Cheikh Najjar, qui ambitionnait avant la guerre civile de devenir non seulement la plus grande zone industrielle de Syrie mais du Moyen-Orient, croit en une seconde chance.
Pourtant, le plus souvent, il ne reste au mieux que la carcasse des bâtiments, car beaucoup a été détruit, brûlé, et pillé ces deux dernières années.
Les hommes d’affaires d’Alep, la capitale économique de la Syrie, n’ont pas failli à leur réputation d’entrepreneurs pressés: quelques semaines à peine après la victoire par l’armée gouvernementale, le directeur général de la cité industrielle a commencé à recevoir les premières lettres d’intention.
"Les soldats ont repris la zone industrielle le 7 juillet et quand nous sommes entrés une semaine plus tard, nous avons pu voir l'étendue des ravages. Certains bâtiments avaient simplement disparu", confie dans son bureau aménagé à la hâte Mohamed Hamdie, 55 ans.
"Nous sommes restés malgré tout optimistes car dans les semaines qui ont suivi mon installation, j’ai reçu beaucoup de demandes pour revenir, reconstruire, remettre en état les machines. C’était très encourageant", ajoute-t-il.
Aux mains de la rébellion depuis juillet 2012, lorsque les insurgés s’étaient emparés en quelques jours de plus de la moitié d'Alep, la zone industrielle, située à 20 km au nord-est, a été le terrain d’une bataille féroce jusqu’à ce que l’armée du régime prenne le dessus.
- Reconstruire et réparer les machines -
Dans le village de Cheikh Najjar, figurent encore sur les murs le drapeau des jihadistes du groupe Etat islamique (EI) et du Front al-Nosra, ainsi que diverses inscriptions dont "La liberté (pour nous) et le feu pour les alaouites", la communauté à laquelle appartient le président Bachar al-Assad.
Malgré la présence de francs-tireurs, à une centaine de mètres, et malgré les tirs d'obus intermittents, les ouvriers sont au travail et refont des murs, repeignent, installent des générateurs et des câbles.
"Quand je suis revenu, mon usine avait brûlé. Tous les murs que vous voyez, je les ai reconstruits et repeints. Et maintenant je répare mes machines", assure Mohammad Hajar, 51 ans, patron d’al-Bayane, fabricant de tissus d'ameublement qu’il exportait en Bulgarie, en Roumanie et en Serbie.

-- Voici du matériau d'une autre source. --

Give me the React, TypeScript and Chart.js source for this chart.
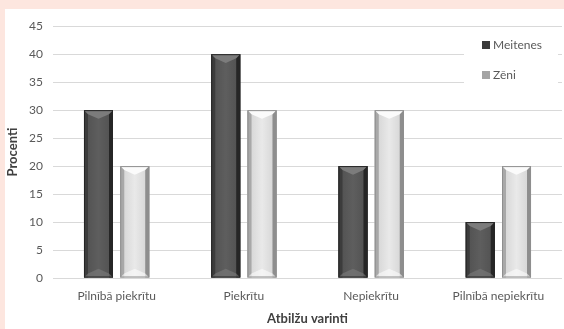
import React, { useEffect, useRef } from "react";
import { Chart, registerables } from "chart.js";

Chart.register(...registerables);

const categories = ["Pilnībā piekrītu", "Piekrītu", "Nepiekrītu", "Pilnībā nepiekrītu"];
const seriesNames = ["Meitenes", "Zēni"];
const meitenes = [30, 40, 20, 10];
const zeni = [20, 30, 30, 20];
const yTitle = "Procenti";
const xTitle = "Atbilžu varinti";

const FONT = "Lato, 'Liberation Sans', sans-serif";

const palettes = [
  { base: "#545454", left: "#3c3c3c", right: "#262626", mid: "#5e5e5e", bevel: "#7c7c7c", marker: "#3a3a3a" },
  { base: "#d9d9d9", left: "#a8a8a8", right: "#8e8e8e", mid: "#e9e9e9", bevel: "#fbfbfb", marker: "#a4a4a4" },
];

const bevelPlugin = {
  id: "bevel",
  afterDatasetsDraw(chart: any) {
    const ctx = chart.ctx;
    chart.data.datasets.forEach((_: any, di: number) => {
      const meta = chart.getDatasetMeta(di);
      const p = palettes[di];
      meta.data.forEach((el: any) => {
        const { x, y, base, width } = el.getProps(["x", "y", "base", "width"], true);
        const l = x - width / 2;
        const r = x + width / 2;
        const t = Math.min(y, base);
        const b = Math.max(y, base);
        const e = Math.min(4, width / 6);
        ctx.save();
        const g = ctx.createLinearGradient(l, 0, r, 0);
        g.addColorStop(0, p.left);
        g.addColorStop(0.15, p.base);
        g.addColorStop(0.5, p.mid);
        g.addColorStop(0.85, p.base);
        g.addColorStop(1, p.right);
        ctx.fillStyle = g;
        ctx.fillRect(l, t, width, b - t);
        ctx.fillStyle = p.left;
        ctx.fillRect(l, t, e, b - t);
        ctx.fillStyle = p.right;
        ctx.fillRect(r - e, t, e, b - t);
        const tip = Math.min(width * 0.3, (b - t) / 2);
        ctx.beginPath();
        ctx.moveTo(l, t);
        ctx.lineTo(r, t);
        ctx.lineTo(r - e, t + e);
        ctx.lineTo(x, t + tip);
        ctx.lineTo(l + e, t + e);
        ctx.closePath();
        ctx.fillStyle = p.bevel;
        ctx.fill();
        ctx.beginPath();
        ctx.moveTo(l, b);
        ctx.lineTo(r, b);
        ctx.lineTo(r - e, b - e);
        ctx.lineTo(x, b - tip);
        ctx.lineTo(l + e, b - e);
        ctx.closePath();
        ctx.globalAlpha = 0.6;
        ctx.fillStyle = p.bevel;
        ctx.fill();
        ctx.globalAlpha = 1;
        ctx.strokeStyle = p.right;
        ctx.lineWidth = 1;
        ctx.strokeRect(l + 0.5, t + 0.5, width - 1, b - t - 1);
        ctx.restore();
      });
    });
  },
};

const legendPlugin = {
  id: "overlayLegend",
  afterDraw(chart: any) {
    const ctx = chart.ctx;
    ctx.save();
    ctx.fillStyle = "#ffffff";
    ctx.fillRect(459, 24, 94, 58);
    chart.data.datasets.forEach((ds: any, i: number) => {
      const cy = 36 + i * 30;
      ctx.fillStyle = palettes[i].marker;
      ctx.fillRect(477, cy - 4, 8, 8);
      ctx.fillStyle = "#595959";
      ctx.font = `12px ${FONT}`;
      ctx.textBaseline = "middle";
      ctx.textAlign = "left";
      ctx.fillText(ds.label, 488, cy);
    });
    ctx.restore();
  },
};

export default function App() {
  const ref = useRef<HTMLCanvasElement>(null);
  useEffect(() => {
    document.body.style.margin = "0";
    const chart = new Chart(ref.current as HTMLCanvasElement, {
      type: "bar",
      data: {
        labels: categories,
        datasets: [
          { label: seriesNames[0], data: meitenes, backgroundColor: palettes[0].base },
          { label: seriesNames[1], data: zeni, backgroundColor: palettes[1].base },
        ],
      },
      options: {
        animation: false,
        responsive: false,
        devicePixelRatio: 1,
        layout: { padding: { top: 10, right: 2, left: 0, bottom: 0 } },
        datasets: { bar: { categoryPercentage: 0.57, barPercentage: 0.8 } },
        plugins: { legend: { display: false }, tooltip: { enabled: false } },
        scales: {
          x: {
            afterFit: (s: any) => { s.height = 51; },
            grid: { display: false, drawTicks: false },
            border: { display: false },
            ticks: { color: "#595959", font: { family: FONT, size: 12 }, padding: 11, maxRotation: 0 },
            title: { display: true, text: xTitle, color: "#404040", font: { family: FONT, size: 13, weight: "bold" }, padding: { top: 0, bottom: 2 } },
          },
          y: {
            min: 0,
            max: 45,
            afterFit: (s: any) => { s.width = 48; },
            grid: { color: "#d9d9d9", drawTicks: false },
            border: { display: false },
            ticks: { stepSize: 5, color: "#595959", font: { family: FONT, size: 12 }, padding: 10 },
            title: { display: true, text: yTitle, color: "#404040", font: { family: FONT, size: 13, weight: "bold" }, padding: { top: 0, bottom: 0 } },
          },
        },
      },
      plugins: [bevelPlugin, legendPlugin],
    } as any);
    return () => chart.destroy();
  }, []);
  return (
    <div style={{ position: "relative", width: 564, height: 329, background: "#fde6df", overflow: "hidden" }}>
      <div style={{ position: "absolute", left: 5, top: 9, width: 559, height: 320, background: "#ffffff" }}>
        <canvas ref={ref} width={559} height={320} style={{ display: "block" }} />
      </div>
    </div>
  );
}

"Pendant deux ans j’ai dormi! Alors maintenant, je travaille jour et nuit. J'avais six machines à tisser italiennes. Deux, légèrement endommagées, n'ont pas mis longtemps à fonctionner à nouveau, deux autres étaient brûlées et je les ai remises en état", explique cet homme dynamique.
Deux machines calcinées, recouvertes d’une bâche, attendent leur tour, mais l’usine fonctionne et Mohammad fabrique chaque jour 1.000 mètres de tissu coloré. Les réparations lui ont coûté 75.000 dollars et il en faudrait huit fois plus pour que son usine marche à plein rendement.
La cité industrielle a vu le jour en 2004. L'objectif était d’accueillir 6.000 sociétés et 1.250 fonctionnaient déjà, en majorité dans le textile, mais aussi dans l'ingénierie, l’alimentation, les produits chimiques et pharmaceutiques, en employant 42.000 personnes. Aujourd’hui, 140 entreprises ont rouvert leurs portes et M. Hamdie espère en avoir près de 900 d’ici deux ans.
Pour cela, l’Etat devrait investir 12,5 millions de dollars dans les infrastructures car la zone manque de tout et les entrepreneurs n'ont que 500 millions de dollars, selon M. Hamdie. Or, dans un pays en guerre depuis près de quatre ans, c’est l’argent qui manque surtout.
Il accuse la Turquie d'avoir pillé des machines qui se trouvaient dans la cité industrielle et assure que beaucoup d'entre elles se trouvent désormais dans le pays voisin qui soutient l’insurrection contre le régime d'Assad.
"J’ai cessé de travailler en 2012 et j’ai vécu comme un mort vivant durant deux ans mais je peux dire que j’ai ressuscité depuis que je suis dans mon usine. Regardez-moi, je suis bien vivant! Et maintenant je reconstruis, je repeins, je restaure. Je ne vais pas mourir, nous sommes un peuple qui n'est pas né pour mourir", affirme très ému Mouaffak Abaoui, directeur de l’usine de matière plastique Hamwi.